На самом деле музыка – это правда здорово, как и многие другие предметы. И всё, что нужно сделать учителю, это просто не вызвать отвращение к предмету. Может, просто не лезть под кожу ребёнку? И он сам проникнется искусством и творчеством? Просто чуть-чуть приоткрыть какую-то дверку, остальное он всё сделает сам? Не надо этого насилия, это же ужас.
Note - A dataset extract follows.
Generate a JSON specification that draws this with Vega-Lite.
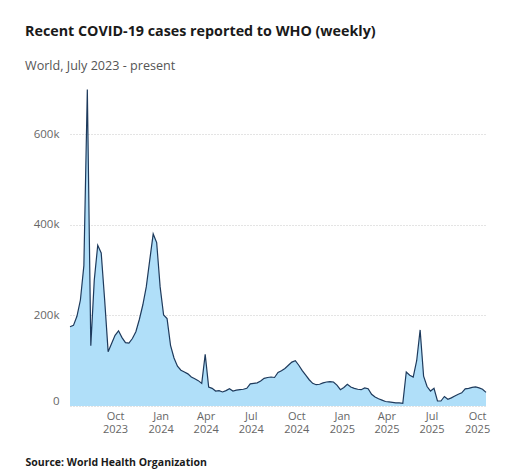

Другая грустная история моего детства – о том, как я десять лет занималась балетом, в детской труппе при театре, и мне потребовалось достаточно много встреч с психологом, чтобы решить вопрос с этим балетом и с отношением к себе. Потому что балет предъявляет какие-то странные требования к человеку. Чем мне нравится музыка – ты можешь найти свою нишу. Например, у меня никогда не получалось играть лирические песни, зато я была королева маршей, забивала гвозди в это пианино. В балете же, если твои ноги не выворачиваются вот так, ты никуда не годен. Я очень старалась, но у меня не получалось никогда. Не знаю, почему мама так долго не отступала и мне не давала отступить. Хотя она человек довольно открытых взглядов. Ненависть к балету у меня была такая сильная, что я избегала его, как могла. Меня искали, находили, когда я бродила вокруг этого театра, ловили и тащили буквально за шкирку. При этом я была выше, чем остальные девочки в труппе. А что значит высокая – что тебя никогда не поставят в первую линию, и это тоже обидно. Я научилась очень хорошо делать вид, что у меня ниже рост, научилась как бы немножко оседать и сгарбливаться, и у меня эта привычка закрепилась , и до сих пор есть проблема со спиной. И вот ты мучаешься, и даже солисткой не можешь стать, ничего не помогает, ты просто родилась с телом, которое не подходит для балета. Только когда сменилось руководство в театре и к нам пришел другой руководитель, все балеруны куда-то испарились, а мы начали танцевать нормальные эстрадные танцы – и стало классно, интересно, весело.